Refleksi: Partai-partai politik besar dan para petinggi mereka termasuk juga  
para mantan petinggi militer tidak menjadikan pelanggaran HAM sebagai salah 
salah satu masalah penting untuk diselesaikan, karena kebanyakan dari mereka  
langsung mau pun tidak langsung terlibat dalam kasus-kasus kejahatan 
pelanggaran HAM, maka oleh karena itu pada umumnya mereka membisu seribu bahasa 
dengan harapan agar zaman melupakan perbuatan mereka! 

http://www.suarapembaruan.com/News/2008/10/29/index.html

SUARA PEMBARUAN DAILY 
Jangan Jadikan Pelanggaran HAM Komoditas Politik
 

Bambang W Soeharto 

 

 

Kasus pelanggaran hak asasi manusia (HAM) masa lalu menjadi pekerjaan rumah 
yang belum terselesaikan. Padahal, penyelesaian masalah HAM penting agar proses 
penataan identitas Indonesia Baru dapat tercapai. Siapa pun pasti akan setuju 
jika pelanggaran HAM di- tuntaskan, lepas dari kepentingan politik. 

Kita tahu persoalan pelanggaran HAM akan terus berkembang.

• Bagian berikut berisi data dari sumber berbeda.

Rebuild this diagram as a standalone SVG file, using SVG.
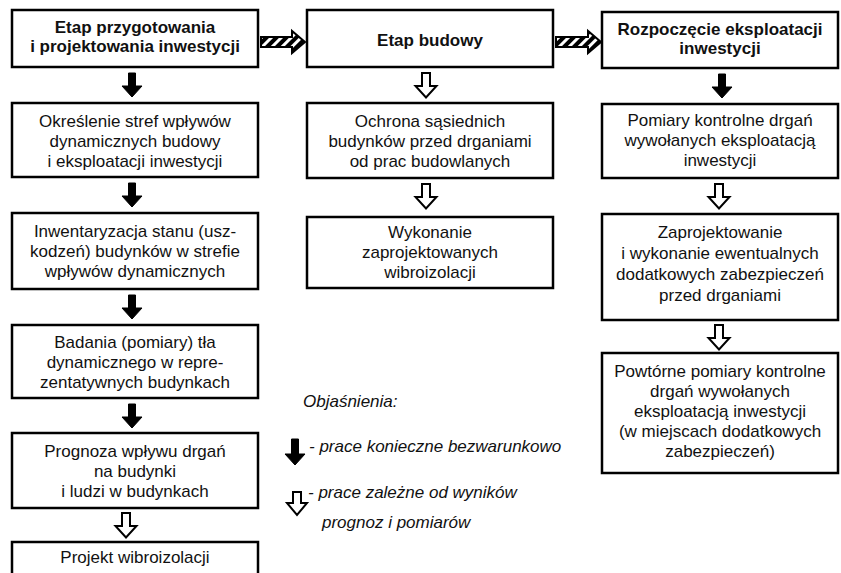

Maka, penuntasannya 
pun tidak mengenal kedaluwarsa. Artinya, pelanggaran HAM pada masa lalu tidak 
boleh begitu saja dihapus dari sejarah. Hal ini penting, karena sejarah bukan 
hanya catatan, melainkan guru yang berharga. Namun, penyelesaian kasus 
pelanggaran HAM harus melalui mekanisme dan norma-norma yang berlaku. 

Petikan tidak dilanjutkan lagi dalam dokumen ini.